The 24-year-old Briton, fresh from victory at the Thailand Open last week, needed a tough two hours and 33 minutes to see off the Cypriot 7-6 (7/4), 2-6, 6-4.

"That was very tough and long. I did a lot of running, especially in the first two sets," said Murray, after only his second win over Baghdatis in five meetings.

He said it was difficult to adjust after organisers were forced to close the roof on centre court because of persistent rain.

"I think he played very well under the conditions. It took me a little bit longer," said Murray.

"We were playing good tennis in the third set, but in the first two sets he definitely played better than me. It's lucky that I got the first-set tie-break.

"He's a very, very good player. He's a very tough guy to play against.

"He has a lot of talent and he has a big serve."

Murray got off to a slow start, going down 0-2 in the first set before battling back to go a set ahead on the tie-break. He went down 0-4 in the second set and never recovered, as Baghdatis made it one set all.

The second-seeded Murray was again 1-3 down in the final set. But he managed to make it even at 3-3 with a break in the sixth game and went on to take a 5-4 lead as the two men held their serves.

Murray's backhand went long on his first match point and, after repeating deuces five times, Murray had another match point when Baghdatis hit a double fault.
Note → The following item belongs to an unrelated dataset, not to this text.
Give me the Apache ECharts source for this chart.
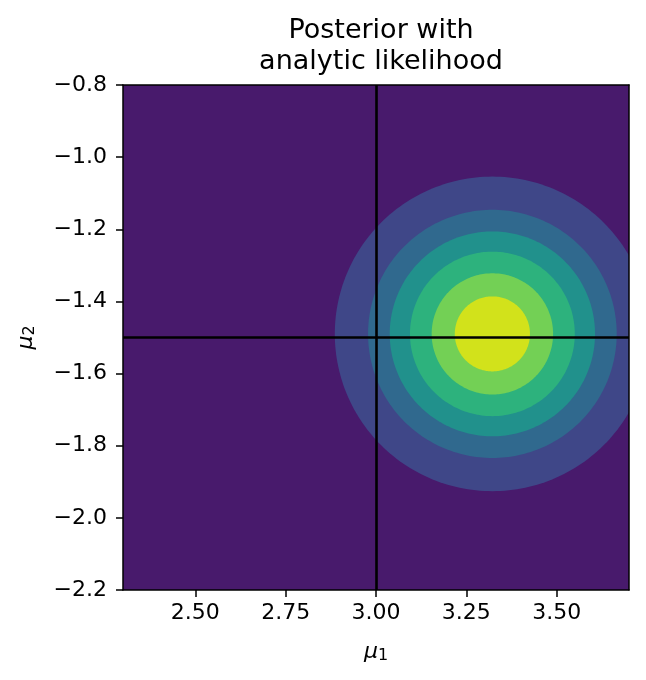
<!DOCTYPE html>
<html>
<head>
<meta charset="utf-8">
<script src="https://cdn.jsdelivr.net/npm/echarts@6/dist/echarts.min.js"></script>
<style>html,body{margin:0;padding:0;background:#fff;}#chart{width:646px;height:680px;}</style>
</head>
<body>
<div id="chart"></div>
<script>
// ---- data ----
const titleText = 'Posterior with\nanalytic likelihood';
const mu1Range = [2.3, 3.7];
const mu2Range = [-2.2, -0.8];
const mu1Ticks = [2.5, 2.75, 3.0, 3.25, 3.5];
const mu2Ticks = [-2.2, -2.0, -1.8, -1.6, -1.4, -1.2, -1.0, -0.8];
// filled-contour bands, lowest level first (viridis)
const levelColors = ['#481a6c', '#3f4788', '#30698e', '#21918c', '#2db27d', '#73d055', '#d2e21b'];
// centre of posterior and outer radius (in mu units) of each band above the lowest
const contourCenter = [3.322, -1.49];
const contourRadii = [0.436, 0.344, 0.284, 0.228, 0.168, 0.104];
// true parameter values (black lines)
const trueMu1 = 3.0;
const trueMu2 = -1.5;

const font = 'DejaVu Sans';
const bandData = contourRadii.map((r, i) => [contourCenter[0], contourCenter[1], r, i + 1]);

const chart = echarts.init(document.getElementById('chart'), null, {renderer: 'canvas'});
const minus = v => (v < 0 ? '\u2212' : '') + Math.abs(v);
const spine = {show: true, lineStyle: {color: '#000', width: 1.5}};
const tick = {show: true, length: 7, lineStyle: {color: '#000', width: 1.5}};

chart.setOption({
  animation: false,
  backgroundColor: '#fff',
  title: {
    text: titleText,
    left: 376,
    top: 10,
    textAlign: 'center',
    textStyle: {fontFamily: font, fontSize: 27, fontWeight: 'normal', color: '#000', lineHeight: 31}
  },
  grid: {
    left: 123, right: 17, top: 85, bottom: 90,
    show: true, backgroundColor: levelColors[0], borderWidth: 0,
    outerBoundsMode: 'none', containLabel: false
  },
  xAxis: [{
    type: 'value', min: mu1Range[0], max: mu1Range[1], position: 'bottom', z: 10,
    axisLine: spine, splitLine: {show: false},
    axisTick: Object.assign({customValues: mu1Ticks}, tick),
    axisLabel: {customValues: mu1Ticks, margin: 12, color: '#000', fontFamily: font, fontSize: 22,
      formatter: v => (v < 0 ? '\u2212' : '') + Math.abs(v).toFixed(2)},
    name: '{a|\u03bc}{b|1}', nameLocation: 'middle', nameGap: 50,
    nameTextStyle: {rich: {
      a: {fontFamily: font, fontStyle: 'italic', fontSize: 22, color: '#000'},
      b: {fontFamily: font, fontSize: 16, color: '#000', verticalAlign: 'bottom', padding: [8, 0, 0, 0]}
    }}
  }, {
    type: 'value', min: mu1Range[0], max: mu1Range[1], position: 'top', z: 10,
    axisLine: spine, axisTick: {show: false}, axisLabel: {show: false}, splitLine: {show: false}
  }],
  yAxis: [{
    type: 'value', min: mu2Range[0], max: mu2Range[1], position: 'left', z: 10,
    axisLine: spine, splitLine: {show: false},
    axisTick: Object.assign({customValues: mu2Ticks}, tick),
    axisLabel: {customValues: mu2Ticks, margin: 16, color: '#000', fontFamily: font, fontSize: 22,
      formatter: v => (v < 0 ? '\u2212' : '') + Math.abs(v).toFixed(1)},
    name: '{a|\u03bc}{b|2}', nameLocation: 'middle', nameGap: 85, nameRotate: 90,
    nameTextStyle: {rich: {
      a: {fontFamily: font, fontStyle: 'italic', fontSize: 22, color: '#000'},
      b: {fontFamily: font, fontSize: 16, color: '#000', verticalAlign: 'bottom', padding: [8, 0, 0, 0]}
    }}
  }, {
    type: 'value', min: mu2Range[0], max: mu2Range[1], position: 'right', z: 10,
    axisLine: spine, axisTick: {show: false}, axisLabel: {show: false}, splitLine: {show: false}
  }],
  series: [{
    type: 'custom',
    clip: true,
    silent: true,
    z: 2,
    xAxisIndex: 0, yAxisIndex: 0,
    encode: {x: 0, y: 1},
    data: bandData,
    renderItem: function (params, api) {
      const c = api.coord([api.value(0), api.value(1)]);
      const s = api.size([api.value(2), api.value(2)]);
      const pts = [];
      const n = 240;
      for (let k = 0; k < n; k++) {
        const t = 2 * Math.PI * k / n;
        pts.push([c[0] + s[0] * Math.cos(t), c[1] + s[1] * Math.sin(t)]);
      }
      return {type: 'polygon', shape: {points: pts}, style: {fill: levelColors[api.value(3)]}};
    }
  }, {
    type: 'line',
    xAxisIndex: 0, yAxisIndex: 0,
    data: [],
    silent: true,
    z: 5,
    markLine: {
      silent: true, symbol: ['none', 'none'], label: {show: false},
      lineStyle: {color: '#000', width: 2.6, type: 'solid'},
      data: [{xAxis: trueMu1}, {yAxis: trueMu2}]
    }
  }]
});
</script>
</body>
</html>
Murray clinched his ticket to the second round when Baghdatis, a finalist in Malaysia last week, hit a backhand out.

In the second round he will take on American Alex Bogomolov Jr, who defeated Jarkko Nieminen of Finland on Tuesday.

Meanwhile, Janko Tipsarevic of Serbia, who defeated Baghdatis in the Malaysian Open final, failed to keep the momentum, losing to Dmitry Tursunov of Russia 7-6 (8/6), 6-7 (3/7), 7-5 in just over three hours.